Last Spring, President Xi Jinping said all sides must refrain from seeking dominance and reject the zero-sum game within the trade dispute – thus reject the power politics wherein the strong bully the weak. We note the alternative, that trade is a Positive-sum game, wherein both sides are better off from trade.  It does or doesn’t happen: no one is forcing the other side to trade. Through globalization, all countries’ interests are more intertwined than ever before and any party’s loss will impact the global economy as a whole. Given the large volume of intermediary goods and components from other countries in Chinese end-products exported to the US, US tariff hikes hurt all the multinationals that work with Chinese companies, US companies included. Ultimately, without a resolution, customers and enterprises in both countries will suffer, slowing down bilateral trade and investment as profits are shrinking. Trade wars are not exactly zero-sum games in which participant’s gain or loss is exactly balanced by the losses or gains of the other participants.

The overriding conclusion from the meeting (from both Chinese and American delegates, as well as global participants) was that the trade war has to come to an end. There are positive signs: top level negotiators suggest Presidents Trump and Xi will soon sign an agreement on a first-phase settlement.
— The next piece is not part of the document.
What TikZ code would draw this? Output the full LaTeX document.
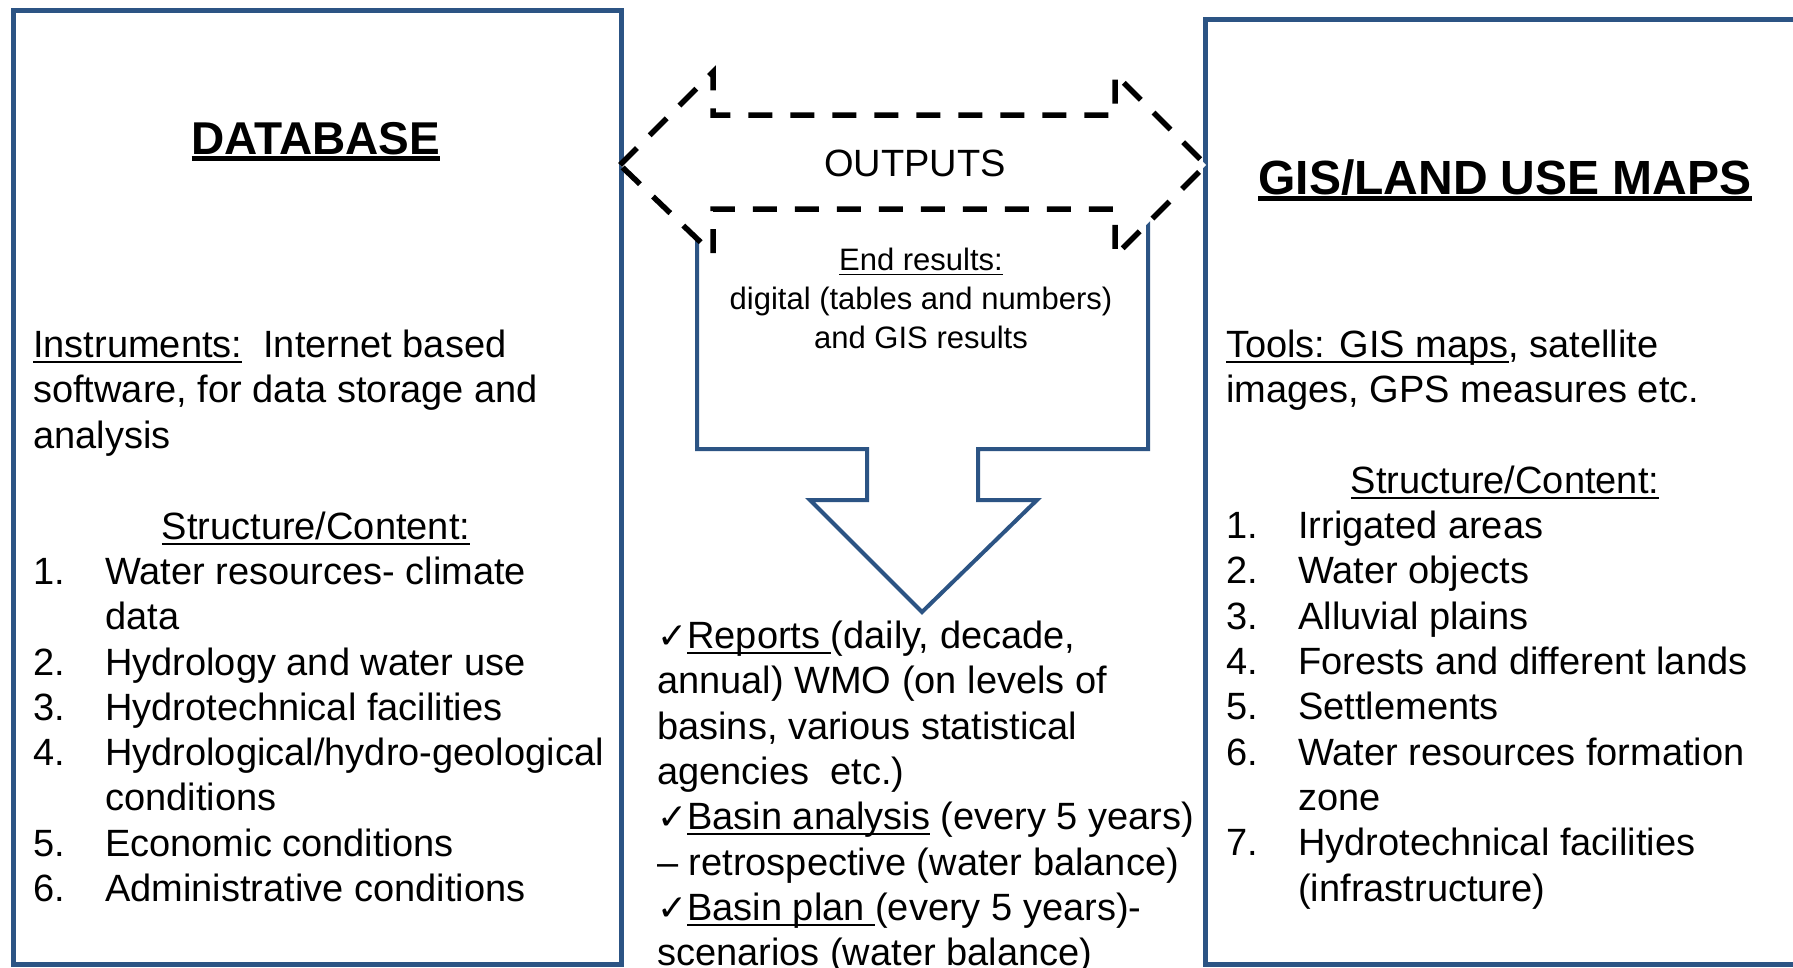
\documentclass[tikz,border=0pt]{standalone}
\usepackage{fontspec}
\setmainfont{Liberation Sans}
\newfontfamily\symfont{DejaVu Sans}
\definecolor{boxblue}{RGB}{44,84,132}
\newcommand\myul[1]{\setbox0\hbox{#1}\rlap{\rule[-0.17em]{\wd0}{0.055em}}\box0\relax}
\newcommand\myult[1]{\setbox0\hbox{#1}\rlap{\rule[-0.15em]{\wd0}{0.1em}}\box0\relax}
\newcommand\chk{{\symfont\fontsize{36}{36}\selectfont ✓}}
\begin{document}
\begin{tikzpicture}[x=1pt,y=-1pt,
  body/.style={anchor=base west, inner sep=0pt, font=\fontsize{38}{45}\selectfont},
  cbody/.style={anchor=base, inner sep=0pt, font=\fontsize{38}{45}\selectfont},
  small/.style={anchor=base, inner sep=0pt, font=\fontsize{31}{39}\selectfont},
  titleA/.style={anchor=base, inner sep=0pt, font=\bfseries\fontsize{46}{56}\selectfont},
  titleB/.style={anchor=base, inner sep=0pt, font=\bfseries\fontsize{48}{60}\selectfont},
  panel/.style={draw=boxblue, line width=5pt, fill=white},
  downarrow/.style={draw=boxblue, line width=4pt, fill=white, line join=miter},
  dasharrow/.style={draw=black, line width=5.5pt, fill=white, dash pattern=on 24pt off 18pt}]
\useasboundingbox (0,0) rectangle (1793,967);
\clip (0,0) rectangle (1793,967);
\fill[white] (0,0) rectangle (1793,967);
% panels
\draw[panel] (13,10) rectangle (621,964);
\draw[panel] (1205,19) rectangle (1830,964);
% down block arrow
\draw[downarrow] (697,200) -- (697,449) -- (867,449) -- (867,500) -- (810,500) -- (922,612)
  -- (1037,500) -- (978,500) -- (978,449) -- (1148,449) -- (1148,200) -- cycle;
% dashed double arrow
\draw[dasharrow] (620,165) -- (713,72) -- (713,115) -- (1115,115) -- (1115,74) -- (1206,165)
  -- (1115,256) -- (1115,209) -- (713,209) -- (713,254) -- cycle;
% titles
\node[titleA] (db) at (316,154) {\myult{DATABASE}};
\node[titleB] (gis) at (1505,194) {\myult{GIS/LAND USE MAPS}};
% left panel text
\node[body] (instr) at (33,357) {\myul{Instruments:}\ \ Internet based};
\node[body] (soft) at (33,402) {software, for data storage and};
\node[body] (anal) at (33,448) {analysis};
\node[cbody] (lsc) at (316,539) {\myul{Structure/Content:}};
\node[body] (ln1) at (33,584) {1.};
\node[body] (lt1) at (105,584) {Water resources- climate};
\node[body] (lt1b) at (105,629) {data};
\node[body] (ln2) at (33,675) {2.};
\node[body] (lt2) at (105,675) {Hydrology and water use};
\node[body] (ln3) at (33,720) {3.};
\node[body] (lt3) at (105,720) {Hydrotechnical facilities};
\node[body] (ln4) at (33,765) {4.};
\node[body] (lt4) at (105,765) {Hydrological/hydro-geological};
\node[body] (lt4b) at (105,810) {conditions};
\node[body] (ln5) at (33,856) {5.};
\node[body] (lt5) at (105,856) {Economic conditions};
\node[body] (ln6) at (33,901) {6.};
\node[body] (lt6) at (105,901) {Administrative conditions};
% middle text
\node[cbody] (out) at (915,176) {OUTPUTS};
\node[small] (endres) at (921,270) {\myul{End results:}};
\node[small] (digital) at (921,309) {digital (tables and numbers)};
\node[small] (gisres) at (921,348) {and GIS results};
\node[body] (m1) at (657,648) {\chk\myul{Reports }(daily, decade,};
\node[body] (m2) at (657,693) {annual) WMO (on levels of};
\node[body] (m3) at (657,739) {basins, various statistical};
\node[body] (m4) at (657,784) {agencies\ \ etc.)};
\node[body] (m5) at (657,829) {\chk\myul{Basin analysis} (every 5 years)};
\node[body] (m6) at (657,875) {– retrospective (water balance)};
\node[body] (m7) at (657,920) {\chk\myul{Basin plan }(every 5 years)-};
\node[body] (m8) at (657,965) {scenarios (water balance)};
% right panel text
\node[body] (tools) at (1226,357) {\myul{Tools: GIS maps}, satellite};
\node[body] (images) at (1226,402) {images, GPS measures etc.};
\node[cbody] (rsc) at (1505,493) {\myul{Structure/Content:}};
\node[body] (rn1) at (1226,538) {1.};
\node[body] (rt1) at (1298,538) {Irrigated areas};
\node[body] (rn2) at (1226,583) {2.};
\node[body] (rt2) at (1298,583) {Water objects};
\node[body] (rn3) at (1226,629) {3.};
\node[body] (rt3) at (1298,629) {Alluvial plains};
\node[body] (rn4) at (1226,674) {4.};
\node[body] (rt4) at (1298,674) {Forests and different lands};
\node[body] (rn5) at (1226,719) {5.};
\node[body] (rt5) at (1298,719) {Settlements};
\node[body] (rn6) at (1226,765) {6.};
\node[body] (rt6) at (1298,765) {Water resources formation};
\node[body] (rt6b) at (1298,810) {zone};
\node[body] (rn7) at (1226,855) {7.};
\node[body] (rt7) at (1298,855) {Hydrotechnical facilities};
\node[body] (rt7b) at (1298,901) {(infrastructure)};
\end{tikzpicture}
\end{document}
It is with gratitude that I thank Las Vegas Sands Corp.US Chamber of Commerce and China Federation of Industrial Economics for having had the foresight and commitment to partner with Horasis to make the 2019 Horasis China Meeting orHsuch a great success. It is our hope that the Horasis China Meeting will continue to serve as an important platform for stimulating thought and creative solutions. Horasis looks forward to welcoming you back to next year’s edition of the Horasis China Meeting in Yerevan, Armenia, 25-26 October 2020.